Parson also said state probation and parole officials are working with city police on “heightened supervision” for violent offenders. He also cited plans by St. Louis County to put more of its police on MetroLink in the city.

Mayor Lyda Krewson and County Executive Sam Page, both Democrats, commended the Republican governor.

“It’s pretty good; we got a lot of what we asked for,” the mayor said. “But we all want more, right? I think it is a very good commitment by the governor.”

Page said the state plan is “going to be impactful” and “addresses crime head-on” and also helps crime victims.

But the Democratic minority floor leader in the Missouri House, Rep. Crystal Quade, D-Springfield, complained in a news release that Parson’s plan doesn’t include strengthening Missouri’s “dangerously weak gun laws.”

“I fear it will end up being little more than a public relations campaign that produces few, if any, tangible results.”
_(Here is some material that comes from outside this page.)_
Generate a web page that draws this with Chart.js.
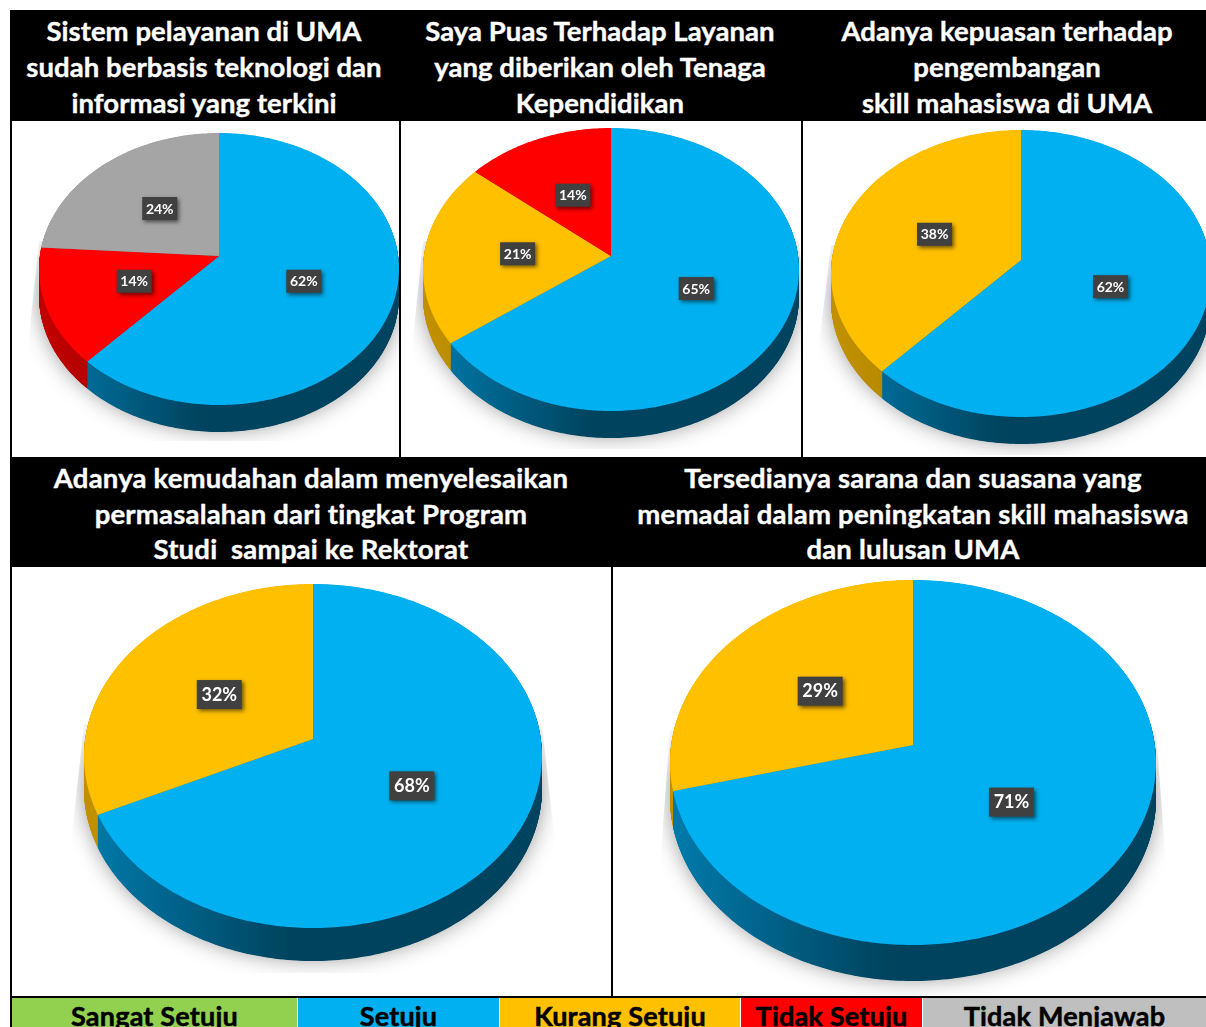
<!DOCTYPE html>
<html>
<head>
<meta charset="utf-8">
<script src="https://cdn.jsdelivr.net/npm/chart.js@4"></script>
<style>
    html, body { margin: 0; padding: 0; background: #fff; overflow: hidden; }
    #page { position: relative; width: 1206px; height: 1027px; overflow: hidden; font-family: Lato, sans-serif; }
    .band { position: absolute; left: 10px; width: 1196px; background: #000; }
    .line { position: absolute; background: #000; }
    .title {
        position: absolute;
        width: 600px;
        color: #fff;
        font-weight: 700;
        font-size: 27.5px;
        text-align: center;
        white-space: pre;
        -webkit-text-stroke: 0.4px #fff;
    }
    canvas { position: absolute; }
    .legend-cell {
        position: absolute;
        top: 998px;
        height: 40px;
        color: #000;
        font-weight: 700;
        font-size: 27px;
        line-height: 35px;
        letter-spacing: 0.2px;
        text-align: center;
        white-space: pre;
        -webkit-text-stroke: 0.5px #000;
    }
</style>
</head>
<body>
<div id="page"></div>
<script>
// Data
const categories = ['Sangat Setuju', 'Setuju', 'Kurang Setuju', 'Tidak Setuju', 'Tidak Menjawab'];
const faceColors = ['#92D050', '#00B0F0', '#FFC000', '#FF0000', '#A5A5A5'];
const legendColors = ['#92D050', '#00B0F0', '#FFC000', '#FF0000', '#BFBFBF'];
const sideLight = ['#5f8a35', '#0078A8', '#C09000', '#C00000', '#7a7a7a'];
const sideDark = ['#3f5c20', '#00435E', '#A07800', '#900000', '#5a5a5a'];

const values1 = [0, 62, 0, 14, 24];
const values2 = [0, 65, 21, 14, 0];
const values3 = [0, 62, 38, 0, 0];
const values4 = [0, 68, 32, 0, 0];
const values5 = [0, 71, 29, 0, 0];

const title1 = 'Sistem pelayanan di UMA\nsudah berbasis teknologi dan\ninformasi yang terkini';
const title2 = 'Saya Puas Terhadap Layanan\nyang diberikan oleh Tenaga\nKependidikan';
const title3 = 'Adanya kepuasan terhadap\npengembangan\nskill mahasiswa di UMA';
const title4 = 'Adanya kemudahan dalam menyelesaikan\npermasalahan dari tingkat Program\nStudi  sampai ke Rektorat';
const title5 = 'Tersedianya sarana dan suasana yang\nmemadai dalam peningkatan skill mahasiswa\ndan lulusan UMA';

// Layout in page pixels: cell box, apex of the pie, radii (the picture is in perspective, so up != down)
const panels = [
    { values: values1, title: title1, titleX: 204, titleY: 13, lineH: 36, spacing: 0.05, box: [12, 121, 387, 336], cx: 219, cy: 256, rx: 180, up: 123, down: 149, depth: 27, label: 14, boxW: 35, boxH: 23, shadow: [28, 441] },
    { values: values2, title: title2, titleX: 600, titleY: 13, lineH: 36, spacing: 0.05, box: [401, 121, 400, 336], cx: 611, cy: 256, rx: 188, up: 128, down: 155, depth: 27, label: 14, boxW: 35, boxH: 23, shadow: [412, 449] },
    { values: values3, title: title3, titleX: 1007, titleY: 13, lineH: 36, spacing: 0.05, box: [803, 121, 403, 336], cx: 1021, cy: 260, rx: 190, up: 130, down: 157, depth: 27, label: 14, boxW: 35, boxH: 23, shadow: [818, 455] },
    { values: values4, title: title4, titleX: 311, titleY: 460, lineH: 35.5, spacing: 0.2, box: [12, 567, 599, 429], cx: 313, cy: 739, rx: 229, up: 155, down: 189, depth: 33, label: 18, boxW: 45, boxH: 29, shadow: [70, 973] },
    { values: values5, title: title5, titleX: 913, titleY: 460, lineH: 35.5, spacing: 0.2, box: [613, 567, 593, 429], cx: 913, cy: 745, rx: 243, up: 165, down: 200, depth: 36, label: 18, boxW: 45, boxH: 29, shadow: [660, 995] },
];

const legendEdges = [12, 298, 500, 741, 923, 1206];

const page = document.getElementById('page');

function addDiv(className, css, text) {
    const el = document.createElement('div');
    el.className = className;
    el.style.cssText = css;
    if (text) el.textContent = text;
    page.appendChild(el);
    return el;
}

// Frame and title bands
addDiv('band', 'top:10px;height:111px');
addDiv('band', 'top:457px;height:110px');
addDiv('line', 'left:10px;top:10px;width:2px;height:1017px');
addDiv('line', 'left:399px;top:121px;width:2px;height:336px');
addDiv('line', 'left:801px;top:121px;width:2px;height:336px');
addDiv('line', 'left:611px;top:567px;width:2px;height:429px');
addDiv('line', 'left:10px;top:996px;width:1196px;height:2px');

panels.forEach((p) => {
    addDiv('title', `left:${p.titleX - 300}px;top:${p.titleY}px;line-height:${p.lineH}px;letter-spacing:${p.spacing}px`, p.title);
});

categories.forEach((name, i) => {
    const left = legendEdges[i];
    const width = legendEdges[i + 1] - left - (i < 4 ? 1 : 0);
    addDiv('legend-cell', `left:${left}px;width:${width}px;background:${legendColors[i]}`, name);
});

// Perspective map: unit disc of the flat pie -> tilted top face, in canvas pixels
function project(p, u, v, dy) {
    const k = (p.up - p.down) / (p.up + p.down);
    const w = 1 + k * v;
    return {
        x: p.cx - p.box[0] + p.rx * Math.sqrt(1 - k * k) * u / w,
        y: p.cy - p.box[1] + dy + p.up * (1 - k) * v / w,
    };
}

// Sector path from the angles the library computed for this arc
function sectorPath(ctx, arc, p, dy) {
    const apex = project(p, 0, 0, dy);
    const steps = Math.max(2, Math.ceil(arc.circumference * 60));
    ctx.beginPath();
    ctx.moveTo(apex.x, apex.y);
    for (let s = 0; s <= steps; s++) {
        const a = arc.startAngle + (arc.endAngle - arc.startAngle) * s / steps;
        const pt = project(p, Math.cos(a), Math.sin(a), dy);
        ctx.lineTo(pt.x, pt.y);
    }
    ctx.closePath();
}

function drawShadow(ctx, arcs, p) {
    const cx = p.cx - p.box[0];
    const cy = p.cy - p.box[1];
    const left = p.shadow[0] - p.box[0];
    const right = 2 * cx - left;
    const bottom = p.shadow[1] - p.box[1];
    ctx.save();
    ctx.beginPath();
    ctx.moveTo(cx - p.rx, cy - 15);
    ctx.lineTo(left, cy + p.down * 0.6);
    ctx.lineTo(left, bottom);
    ctx.lineTo(right, bottom);
    ctx.lineTo(right, cy + p.down * 0.6);
    ctx.lineTo(cx + p.rx, cy - 15);
    ctx.closePath();
    ctx.clip();
    const off = 2000;
    ctx.shadowColor = 'rgba(0,0,0,0.42)';
    ctx.shadowBlur = 22;
    ctx.shadowOffsetX = off;
    ctx.shadowOffsetY = 0;
    ctx.fillStyle = '#000';
    ctx.translate(-off, 0);
    arcs.forEach((arc) => {
        if (arc.circumference <= 0) return;
        sectorPath(ctx, arc, p, p.depth - 2);
        ctx.fill();
    });
    ctx.restore();
}

function drawSides(ctx, arcs, p) {
    const x0 = p.cx - p.box[0];
    for (let dy = p.depth; dy > 0; dy -= 0.5) {
        arcs.forEach((arc, i) => {
            if (arc.circumference <= 0) return;
            const grad = ctx.createLinearGradient(x0 - p.rx * 0.95, 0, x0 - p.rx * 0.1, 0);
            grad.addColorStop(0, sideLight[i]);
            grad.addColorStop(1, sideDark[i]);
            ctx.fillStyle = grad;
            sectorPath(ctx, arc, p, dy);
            ctx.fill();
        });
    }
}

function drawFace(ctx, arcs, p) {
    arcs.forEach((arc) => {
        if (arc.circumference <= 0) return;
        ctx.fillStyle = arc.options.backgroundColor;
        sectorPath(ctx, arc, p, 0);
        ctx.fill();
    });
}

function drawLabels(ctx, arcs, p) {
    arcs.forEach((arc, i) => {
        const value = p.values[i];
        if (!value) return;
        const c = arc.getCenterPoint();
        const r = arc.outerRadius;
        const pt = project(p, (c.x - arc.x) / r, (c.y - arc.y) / r, 0);
        ctx.save();
        ctx.shadowColor = 'rgba(0,0,0,0.55)';
        ctx.shadowBlur = 4;
        ctx.shadowOffsetX = 2;
        ctx.shadowOffsetY = 2;
        ctx.fillStyle = '#404040';
        ctx.fillRect(pt.x - p.boxW / 2, pt.y - p.boxH / 2, p.boxW, p.boxH);
        ctx.restore();
        ctx.fillStyle = '#fff';
        ctx.font = `700 ${p.label}px Lato, sans-serif`;
        ctx.textAlign = 'center';
        ctx.textBaseline = 'middle';
        ctx.fillText(value + '%', pt.x, pt.y + 0.5);
    });
}

const tiltedPie = {
    id: 'tiltedPie',
    beforeDatasetsDraw(chart, args, opts) {
        const ctx = chart.ctx;
        const arcs = chart.getDatasetMeta(0).data;
        drawShadow(ctx, arcs, opts.panel);
        drawSides(ctx, arcs, opts.panel);
        drawFace(ctx, arcs, opts.panel);
        drawLabels(ctx, arcs, opts.panel);
        return false;
    },
};

panels.forEach((p) => {
    const canvas = document.createElement('canvas');
    canvas.width = p.box[2];
    canvas.height = p.box[3];
    canvas.style.left = p.box[0] + 'px';
    canvas.style.top = p.box[1] + 'px';
    page.appendChild(canvas);

    new Chart(canvas, {
        type: 'pie',
        data: {
            labels: categories,
            datasets: [{ data: p.values, backgroundColor: faceColors, borderWidth: 0 }],
        },
        options: {
            responsive: false,
            animation: false,
            layout: { padding: 0 },
            plugins: {
                legend: { display: false },
                tooltip: { enabled: false },
                tiltedPie: { panel: p },
            },
        },
        plugins: [tiltedPie],
    });
});
</script>
</body>
</html>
Quade also said while shifting more resources to St. Louis is appropriate, “that does nothing for Kansas City or rural areas” affected by gun-related violence and suicides.

Parson reiterated his position that it’s up to the Missouri Legislature to decide if it wants to make any changes to state gun laws.

Parson said the commitment of state troopers to St. Louis isn’t permanent and how long it lasts will depend on its effectiveness. He said data “on what differences we made” will be analyzed, “regardless of whether it’s 90 days, six months or a year.”

He said the violent crime problem has been building here for decades with children recently becoming murder victims. “It’s important to know that this is not going to be fixed overnight,” he said.

Also Thursday, Krewson announced she had issued an executive order to set up a new city position of director of children, youth and families to mobilize public and private resources on the issue.

Wilford Pinkney, who had headed the mayor’s bail reform initiative, will assume the new post. She said she also will name a task force made up of elected officials, business leaders, representatives of nonprofit groups and others to help create an action plan.

Parson’s day here began with a stop at the Page Boulevard headquarters of Better Family Life, a social services organization that works to reduce violent crime as part of its mission. Some state legislators joined him there.

Later, he held separate closed-door meetings at the Wainwright State Office Building with local and federal prosecutors, members of the Metropolitan St. Louis Clergy Coalition and with Krewson, Page and local and state law enforcement officials.

Among those at the meeting with prosecutors were St. Louis Circuit Attorney Kimberly M. Gardner and County Prosecuting Attorney Wesley Bell.

Gardner and Bell had criticized not being invited to a similar meeting the governor held last week with Krewson, Page and other officials at St. Louis City Hall.

Bell said the separate session Thursday with prosecutors “was a step in the right direction.” Gardner also thanked Parson “for giving us the opportunity” to present their views.

The two told reporters they urged Parson to support their efforts in the Legislature next year to boost state aid to their offices. “Instead of looking ... at how much more law enforcement we can deploy, we need a better strategic funding of prosecutors’ offices,” Gardner said.

Gardner said state money is needed to help pay for relocation of crime witnesses and victims, and “to help kids deal with the trauma of loved ones who are killed or maimed in our community.”

Bell said they also discussed the need to step up the use of alternatives to jail for certain offenders, such as treatment programs.

Bell said the point was to seek state aid not just to address violent crime “but also root causes that lead to violent crime.”

Gardner said the two would back bills to that end in next year’s legislative session and urged Parson to support them as well.

Asked if Parson had made any commitments, Gardner said “I believe the governor is going to talk with us further ... and I think the governor is listening.”

Attorney General Eric Schmitt, Assistant U.S. Attorney Tom Rea and others also attended the meeting, Parson’s office said.